On Nov. 27, Washington’s Blue Ribbon Panel on Ocean Acidification will deliver recommendations for protecting the state’s shellfish industry and marine ecosystems from this devastating sea change. This effort began a year ago, when shellfish growers and treaty Native American fishing tribes championed our proposal to create the panel. Washington Gov. Christine Gregoire quickly embraced the plan, making her state the first to tackle the threat to global seafood supplies and the 1 million U.S. jobs they support. 

California has now tasked a marine science advisory committee to produce its own guidance for state leaders. Virginia has started a monitoring program to help shellfish hatcheries diagnose and avoid catastrophic larval mortality that erupted recently in their Chesapeake Bay facilities. In May 2012, Alaska legislators appropriated $2.7 million for ocean acidification monitoring and research, in a state that produces more than half of all U.S. seafood landings. More state acidification initiatives are expected soon. 

Shellfish producers are driving hard because they must. For years, the U.S. Congress and the United Nations have been all but frozen in the headlights of the global carbon-pollution crisis. Shellfish hatcheries, and the farmers who rely on them for seed to grow, cannot afford the luxury of inaction. 

“I don’t think we have five years to fool around with this,” says Rob Saunders, owner of Island Scallops, a well-established hatchery that supplies farmers in British Columbia. “I think we have a couple of years.” 

Corrosive waters began killing larvae at Island Scallops in 2009, and in 2010 it got much worse. “We couldn’t grow anything. It was all dying on us,” says Saunders. Like hatchery owners across the border in Washington and Oregon, Saunders rolled up his sleeves and began developing tools to adapt — mainly by monitoring to detect “bad seawater” and adjusting hatchery practices to avoid bathing larvae in it. Washington’s Blue Ribbon Panel is preparing recommendations to field-test more tools that may help producers and resource managers adapt, remediate damage to productive marine habitats, reduce local sources of waste that amplify acidification and hypoxia in coastal waters and build public awareness.

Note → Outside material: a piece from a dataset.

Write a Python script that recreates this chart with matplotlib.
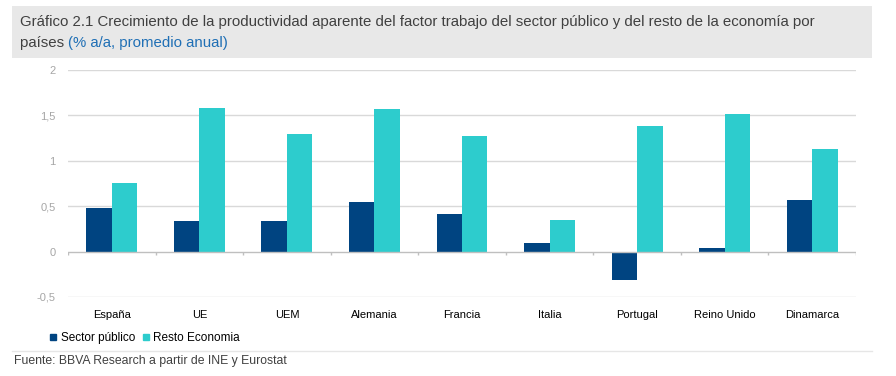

During the last week of September, leading ocean acidification researchers gathered for a global symposium in Monterey, Calif. The X Prize Foundation announced a new “ocean health” prize to encourage development of better marine sensor systems to help speed our response to this crisis. Google unveiled a new “ocean acidification tour” developed with marine scientists (online at http://bit.ly/SFB2012_PointOfView).

Are these actions enough? No, but they are necessary steps. We must protect shellfish production — and where possible, marine food webs that sustain nearly all other seafood — while politicians and industrialists dither and stall about tackling the defining pollution problem of our time. Dr. Joan Kleypas of the National Oceanic and Atmospheric Administration, a renowned acidification researcher, summed up the scientific consensus last month in Monterey: “The root cause is a carbon dioxide habit that causes multiple health issues in the ocean. Until we can kick the habit, we have to buy time.”

Brad Warren, a former National Fisherman regional editor, later served as editor and publisher of Pacific Fishing. He now runs the Global Ocean Health Program, a joint initiative of the Sustainable Fisheries Partnership and the National Fisheries Conservation Center.